Catlett died in 2012 at the age of 96. Following her death, she was celebrated as one of the most influential artists in history. Tsai said her legacy will live on because of the power it holds.

“The power of Catlett’s work lies in her capacity to capture the strength and dignity of Black experience with range, from images of Black power to quiet little vignettes of everyday life,” Tsai said.

Tsai said it’s fitting that seeing Catlett’s work around campus is now a part of everyday life.

Artwork of Elizabeth Catlett, University of Iowa alumna and artist, is seen in Catlett Residence Hall on Monday, Feb. 15, 2021. (Grace Smith)

“These buildings anchor us to history,” Tsai said. “I think it’s quite significant that her name is on a dorm that provides housing for students. African Americans weren’t allowed to live on campus while she went here.”

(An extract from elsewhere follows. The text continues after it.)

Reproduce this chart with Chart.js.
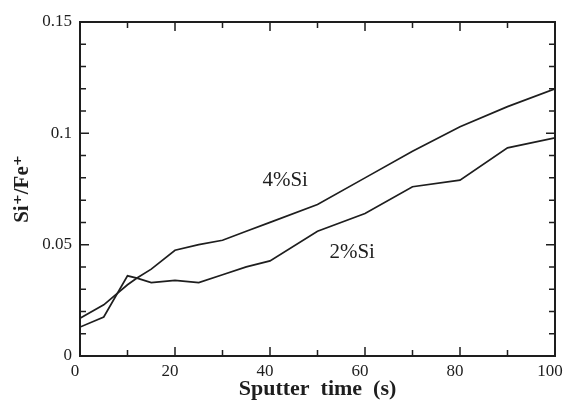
<!DOCTYPE html>
<html>
<head>
<meta charset="utf-8">
<script src="https://cdn.jsdelivr.net/npm/chart.js@4/dist/chart.umd.min.js"></script>
<style>
  html, body { margin: 0; padding: 0; background: #fff; }
  #wrap { width: 566px; height: 400px; }
</style>
</head>
<body>
<div id="wrap"><canvas id="myChart"></canvas></div>
<script>
// sputter time (s) and Si+/Fe+ ratio
var time4 = [0, 5, 10, 12, 15, 20, 25, 30, 35, 40, 50, 60, 70, 80, 90, 100];
var si4   = [0.017, 0.023, 0.032, 0.035, 0.039, 0.0475, 0.050, 0.052, 0.056, 0.060, 0.068, 0.080, 0.092, 0.103, 0.112, 0.120];

var time2 = [0, 5, 10, 12, 15, 20, 25, 30, 35, 40, 50, 60, 70, 80, 90, 100];
var si2   = [0.013, 0.0175, 0.036, 0.035, 0.033, 0.034, 0.033, 0.0365, 0.040, 0.0427, 0.056, 0.064, 0.076, 0.079, 0.0935, 0.098];

// names written next to the curves and where they sit (data units)
var seriesNames = ['4%Si', '2%Si'];
var nameX = [43.2, 57.3];
var nameY = [0.0788, 0.0466];

// tick labels and tick marks
var xTickLabels = [0, 20, 40, 60, 80, 100];
var yTickLabels = [0, 0.05, 0.1, 0.15];
var xMinor = [10, 30, 50, 70, 90];
var yMinor = [0.01, 0.02, 0.03, 0.04, 0.06, 0.07, 0.08, 0.09, 0.11, 0.12, 0.13, 0.14];

function pts(xs, ys) {
  var out = [];
  for (var i = 0; i < xs.length; i++) out.push({x: xs[i], y: ys[i]});
  return out;
}

var ink = '#1e1e1e';
var serif = '"Liberation Serif", "DejaVu Serif", serif';

// inward ticks on all four sides, top/right frame, curve names
var framePlugin = {
  id: 'frame',
  afterDraw: function(chart) {
    var c = chart.ctx, a = chart.chartArea;
    var xs = chart.scales.x, ys = chart.scales.y;
    c.save();
    c.strokeStyle = ink;
    c.lineWidth = 2;
    c.beginPath();
    c.moveTo(a.left, a.top); c.lineTo(a.right, a.top); c.lineTo(a.right, a.bottom);
    c.stroke();
    c.lineWidth = 1.5;
    c.beginPath();
    function xt(v, len) {
      var p = xs.getPixelForValue(v);
      c.moveTo(p, a.bottom); c.lineTo(p, a.bottom - len);
      c.moveTo(p, a.top); c.lineTo(p, a.top + len);
    }
    function yt(v, len) {
      var p = ys.getPixelForValue(v);
      c.moveTo(a.left, p); c.lineTo(a.left + len, p);
      c.moveTo(a.right, p); c.lineTo(a.right - len, p);
    }
    xTickLabels.forEach(function(v) { xt(v, 9); });
    xMinor.forEach(function(v) { xt(v, 6); });
    yTickLabels.forEach(function(v) { yt(v, 9); });
    yMinor.forEach(function(v) { yt(v, 6); });
    c.stroke();

    c.fillStyle = ink;
    c.font = '21px ' + serif;
    c.textAlign = 'center';
    c.textBaseline = 'middle';
    for (var i = 0; i < seriesNames.length; i++) {
      c.fillText(seriesNames[i], xs.getPixelForValue(nameX[i]), ys.getPixelForValue(nameY[i]));
    }
    c.restore();
  }
};

const ctx = document.getElementById('myChart');

var chart = new Chart(ctx, {
  type: 'line',
  data: {
    datasets: [{
      label: seriesNames[0],
      data: pts(time4, si4),
      borderColor: ink,
      borderWidth: 1.7,
      pointRadius: 0,
      tension: 0,
      fill: false
    }, {
      label: seriesNames[1],
      data: pts(time2, si2),
      borderColor: ink,
      borderWidth: 1.7,
      pointRadius: 0,
      tension: 0,
      fill: false
    }]
  },
  options: {
    responsive: true,
    maintainAspectRatio: false,
    animation: false,
    events: [],
    layout: {
      padding: {left: 0, right: 11, top: 22, bottom: 0}
    },
    plugins: {
      legend: false,
      tooltip: {enabled: false}
    },
    scales: {
      x: {
        type: 'linear',
        min: 0,
        max: 100,
        afterFit: function(s) {
          s.height = 44;
          s.paddingLeft = 0;
          s.paddingRight = 0;
        },
        afterBuildTicks: function(s) {
          s.ticks = xTickLabels.map(function(v) { return {value: v}; });
        },
        grid: {display: false, drawTicks: false},
        border: {display: true, color: ink, width: 2},
        ticks: {
          color: ink,
          padding: 5,
          labelOffset: -5,
          maxRotation: 0,
          font: {family: serif, size: 17}
        },
        title: {
          display: true,
          text: 'Sputter  time  (s)',
          color: ink,
          padding: {top: 0, bottom: 0},
          font: {family: serif, size: 22, weight: 'bold', lineHeight: 1}
        }
      },
      y: {
        min: 0,
        max: 0.15,
        afterFit: function(s) { s.width = 80; },
        afterBuildTicks: function(s) {
          s.ticks = yTickLabels.map(function(v) { return {value: v}; });
        },
        grid: {display: false, drawTicks: false},
        border: {display: true, color: ink, width: 2},
        ticks: {
          color: ink,
          padding: 8,
          font: {family: serif, size: 17},
          callback: function(v) { return String(v); }
        },
        title: {
          display: true,
          text: 'Si\u207A/Fe\u207A',
          color: ink,
          padding: {top: 10, bottom: 0},
          font: {family: serif, size: 21, weight: 'bold'}
        }
      }
    }
  },
  plugins: [framePlugin]
});
</script>
</body>
</html>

Assistant Vice President for Student Life and Senior Director of University Housing and Dining Von Stange said this was part of the reason a residence hall was named after her.

“In a sense, it kind of righted a wrong that the university had made 80 years ago,” Stange said.

Stange said Catlett’s name was the only one taken into serious consideration for the hall. Everyone involved in the decision unanimously agreed that Catlett deserved the honor.

“We wanted to recognize someone who represented Iowa and Iowan values,” he said. “She wasn’t a native Iowan, but she represents the diversity that the university wants to continue to develop.”